In retrospect, one can’t help but wonder how Germans who were not part of the Nazi Party were able to stay during this time, but in those days, things were not so clear, which is why even those most in danger often refused to leave. After the Reichstag fire in 1934 and the Night of the Long Knives, Jewish people were warned and encouraged to emigrate, but many refused. Even at the end of 1938, when the Kristallnacht occurred, many Jewish families continued to stay. But of course leaving was a much harder task by then, impossible for some. In his autobiography, Marcel Reich-Ranicki, a prominent literary critic in Germany and a Jewish man who survived the Holocaust, talks of these days in Berlin. He was among those who
had stayed, and would ultimately be sent to a concentration camp. He writes that two conflicting attitudes emerged among his Jewish family and friends in the mid-1930s:
One stated:1 After what has happened there is no longer any place for us in this country; we should not indulge in any illusions but emigrate as soon as possible. The other held: Let us not lose our heads, but rather let us wait and see; nothing is eaten as hot as it is cooked.

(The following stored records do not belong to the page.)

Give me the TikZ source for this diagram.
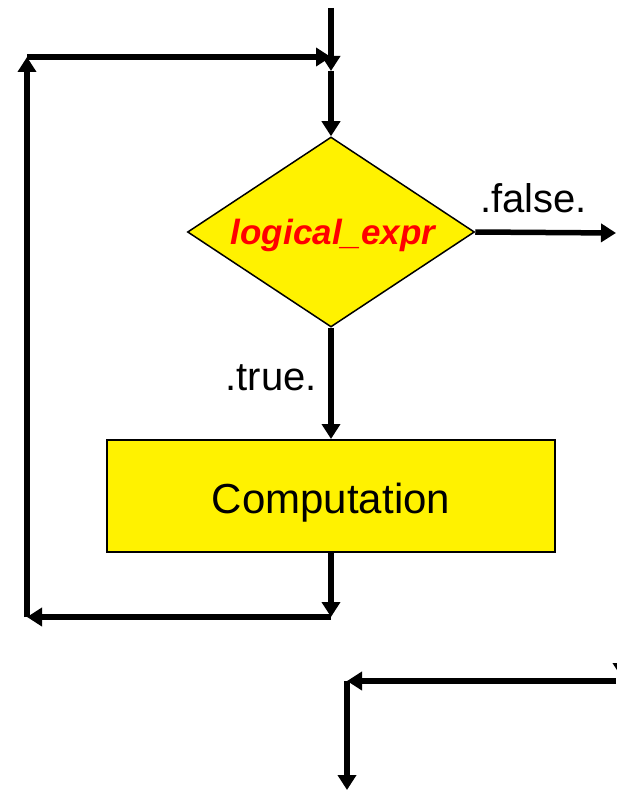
\documentclass[tikz,border=0pt]{standalone}
\usepackage{fontspec}
\setmainfont{Liberation Sans}
\usetikzlibrary{arrows.meta,shapes.geometric}
\tikzset{
  flow/.style={line width=5.5pt,-{Triangle[length=15pt,width=18pt]}},
  decision/.style={diamond,draw=black,line width=1.5pt,fill=yellow,
    minimum width=287pt,minimum height=190pt,aspect=1.51,inner sep=0pt},
  process/.style={rectangle,draw=black,line width=2pt,fill=yellow,
    minimum width=448pt,minimum height=112pt,inner sep=0pt},
  lbl/.style={inner sep=0pt,font=\fontsize{40}{48}\selectfont}
}
\begin{document}
\begin{tikzpicture}[x=1pt,y=-1pt]
\useasboundingbox (0,0) rectangle (616,791);

% decision and process boxes
\node[decision] (dia) at (331,232) {};
\node[inner sep=0pt,anchor=base,text=red,font=\fontsize{35}{42}\selectfont\bfseries\itshape]
  (cond) at (333,245) {logical\_expr};
\node[process] (comp) at (331,496) {};
\node[inner sep=0pt,anchor=base,font=\fontsize{42}{50}\selectfont]
  (comptxt) at (331,513) {Computation};

% loop corners and free ends
\coordinate (entry) at (331,8);
\coordinate (merge) at (331,71);
\coordinate (mergein) at (331,57);
\coordinate (tl) at (27,57);
\coordinate (bl) at (27,617);
\coordinate (br) at (331,617);
\coordinate (exit) at (616,233);

% entry and loop-back
\draw[flow] (entry) -- (merge);
\draw[flow] (tl) -- (mergein);
\draw[flow] (merge) -- (dia.north);
\draw[flow] (dia.south) -- (comp.north);
\draw[flow] (comp.south) -- (br);
\draw[flow] (br) -- (bl);
\draw[flow] (bl) -- (tl);

% false exit
\draw[flow] (dia.east) -- (exit);

% labels
\node[lbl,anchor=base west] (flbl) at (480,213) {.false.};
\node[lbl,anchor=base east] (tlbl) at (317,390) {.true.};

% continuation below
\coordinate (rin) at (616,681);
\coordinate (turn) at (347,681);
\coordinate (down) at (347,790);
\coordinate (rtop) at (622,630);
\coordinate (rtip) at (622,678);
\draw[flow] (rtop) -- (rtip);
\draw[flow] (rin) -- (turn);
\draw[flow] (turn) -- (down);
\end{tikzpicture}
\end{document}
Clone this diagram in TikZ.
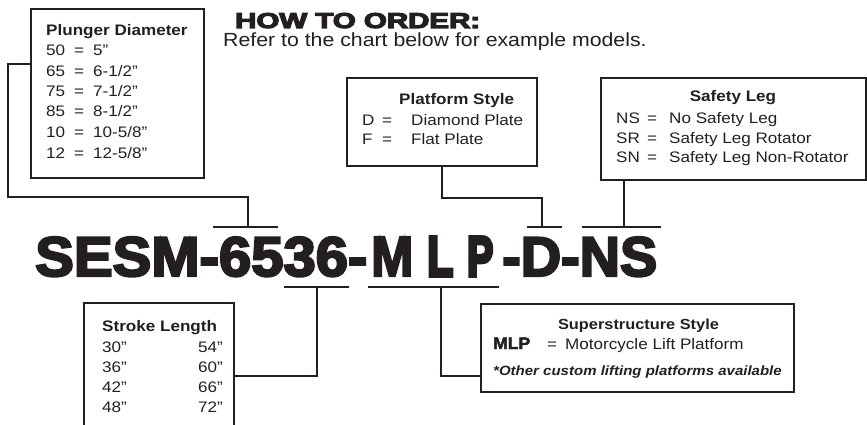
\documentclass[tikz,border=0pt]{standalone}
\usepackage{fontspec}
\setmainfont{Liberation Sans}[FakeStretch=1.12]
\newfontfamily\heavyfont{Liberation Sans Bold}[FakeBold=4]
\newfontfamily\heaviestfont{Liberation Sans Bold}[FakeBold=7]
\newfontfamily\headfont{Liberation Sans Bold}[FakeBold=5]
\newfontfamily\semiheavyfont{Liberation Sans Bold}[FakeBold=2.5]
\usetikzlibrary{calc}
\definecolor{ink}{HTML}{231F20}
\begin{document}
\begin{tikzpicture}[x=1pt,y=-1pt,
  box/.style={draw=ink, line width=1.8pt, inner sep=0pt, anchor=north west},
  conn/.style={draw=ink, line width=1.7pt},
  teebar/.style={draw=ink, line width=2.8pt},
  txt/.style={inner sep=0pt, anchor=base west, text=ink, font=\fontsize{15.25}{17}\selectfont},
  ttl/.style={txt, font=\fontsize{15.25}{17}\selectfont\bfseries},
  rtxt/.style={txt, anchor=base east},
  big/.style={inner sep=0pt, anchor=base west, text=ink}
]
\useasboundingbox (0,0) rectangle (867,425);
\clip (0,0) rectangle (867,425);

% header
\node[big] (how) at (235,28) {\resizebox{245pt}{15pt}{\headfont HOW TO ORDER:}};
\node[txt, font=\fontsize{19}{22}\selectfont] (refer) at (223,47) {Refer to the chart below for example models.};

% plunger box
\node[box, minimum width=173pt, minimum height=169pt] (pbox) at (30,8) {};
\node[ttl] (pt) at (46,36) {Plunger Diameter};
\foreach \n/\v/\y in {50/{5”}/56, 65/{6-1/2”}/77, 75/{7-1/2”}/97, 85/{8-1/2”}/117, 10/{10-5/8”}/138, 12/{12-5/8”}/158}{
  \node[txt] (pn\n) at (46,\y) {\n};
  \node[txt] (pe\n) at (74,\y) {=};
  \node[txt] (pv\n) at (93,\y) {\v};
}

% platform box
\node[box, minimum width=190pt, minimum height=88pt] (fbox) at (346,77) {};
\node[ttl] (ft) at (399,105) {Platform Style};
\node[txt] (fd) at (362,125) {D};
\node[txt] (fde) at (382,125) {=};
\node[txt] (fdv) at (411,125) {Diamond Plate};
\node[txt] (ff) at (362,145) {F};
\node[txt] (ffe) at (382,145) {=};
\node[txt] (ffv) at (411,145) {Flat Plate};

% safety box
\node[box, minimum width=265pt, minimum height=102pt] (sfbox) at (600,77) {};
\node[ttl, anchor=base] (st) at (733,102) {Safety Leg};
\foreach \c/\v/\y in {NS/{No Safety Leg}/124, SR/{Safety Leg Rotator}/143, SN/{Safety Leg Non-Rotator}/162}{
  \node[txt] (sc\c) at (616,\y) {\c};
  \node[txt] (se\c) at (647,\y) {=};
  \node[txt] (sv\c) at (669,\y) {\v};
}

% stroke box
\node[box, minimum width=150pt, minimum height=140pt] (sbox) at (83,302) {};
\node[ttl] (slt) at (102,331) {Stroke Length};
\foreach \a/\b/\y in {30/54/352, 36/60/372, 42/66/392, 48/72/412}{
  \node[txt] (sl\a) at (102,\y) {\a”};
  \node[rtxt] (sr\b) at (223,\y) {\b”};
}

% superstructure box
\node[box, minimum width=313pt, minimum height=88pt] (mbox) at (480,303) {};
\node[ttl, anchor=base, font=\fontsize{14.6}{17}\selectfont\bfseries] (mt) at (638.5,329) {Superstructure Style};
\node[big] (mm) at (493,349) {\resizebox{37pt}{11.5pt}{\semiheavyfont MLP}};
\node[txt] (me) at (547,349) {=};
\node[txt] (mv) at (565,349) {Motorcycle Lift Platform};
\node[txt, font=\fontsize{13.4}{15}\selectfont\bfseries\itshape] (mo) at (493,375) {*Other custom lifting platforms available};

% big model code
\node[big] (c1) at (35,276) {\resizebox{332pt}{39pt}{\heavyfont SESM-6536-}};
\node[big] (c2) at (371,276) {\resizebox{42pt}{39pt}{\heavyfont M}};
\node[big] (c3) at (427,276) {\resizebox{26pt}{39pt}{\heaviestfont L}};
\node[big] (c4) at (467,276) {\resizebox{26pt}{39pt}{\heaviestfont P}};
\node[big] (c5) at (502,276) {\resizebox{155pt}{39pt}{\heavyfont -D-NS}};

% tee points
\coordinate (ptee) at (248,227);
\coordinate (stee) at (317,287);
\coordinate (mtee) at (441,287);
\coordinate (dtee) at (542,227);
\coordinate (ntee) at (624,227);
\coordinate (pbend) at (8,197);
\coordinate (dbend) at (442,198);

% tee bars
\draw[teebar] ($(ptee)+(-35,0)$) -- ($(ptee)+(30,0)$);
\draw[teebar] ($(stee)+(-33,0)$) -- ($(stee)+(32,0)$);
\draw[teebar] ($(mtee)+(-73,0)$) -- ($(mtee)+(58,0)$);
\draw[teebar] ($(dtee)+(-15,0)$) -- ($(dtee)+(20,0)$);
\draw[teebar] ($(ntee)+(-42,0)$) -- ($(ntee)+(37,0)$);

% connectors
\draw[conn] ($(pbox.north west)+(0,56)$) -| (pbend) -| (ptee);
\draw[conn] (stee) |- ($(sbox.north east)+(0,74)$);
\draw[conn] (mtee) |- ($(mbox.north west)+(0,73)$);
\draw[conn] (dtee) |- (dbend) -- (dbend |- fbox.south);
\draw[conn] (ntee) -- (ntee |- sfbox.south);
\end{tikzpicture}
\end{document}
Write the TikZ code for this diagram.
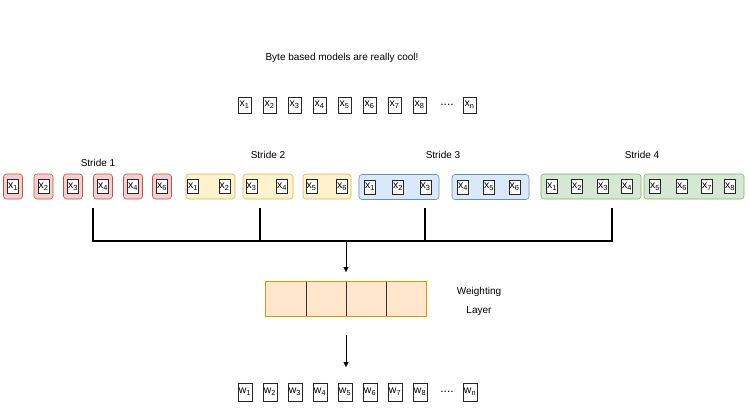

He goes on to say that many Jews felt the hatred of the Nazi regime was directed toward Jewish immigrants rather than those who were native-born. And what about the Jewish men who had served Germany in the First World War? Ranicki says that these people felt invincible: After what they had sacrificed, how could Germany not treat them well? Jewish and German friends tried to mutually assure one another:
… surely an inhuman regime such as the Nazis was unthinkable in Germany in the long run. After two, or at most three, years the party would be overthrown. So it made no sense to dispose of one’s possessions and abandon one’s home.
But if the Jewish people knew how other Jews were being treated, how could they bear to stay? To ask that question in hindsight is to have no right to ask it at all. Home is a word so close to the heart that it can transcend reason. Sometimes propelling yourself into a frightening and foreign landscape—especially when there is no clear place to go—and leaving all you’ve ever known, looks worse than suffering the possibilities of what might come by staying. One cannot underestimate the connection humanity feels between individual identity and a particular geographical place. As Ranicki continues:
From today’s perspective, it is astonishing, to say the least, that the number of Jews leaving Germany did not increase despite their systematic persecution … What kept the overwhelming majority of Jews from emigrating for so long is easily explained—it was their faith in Germany.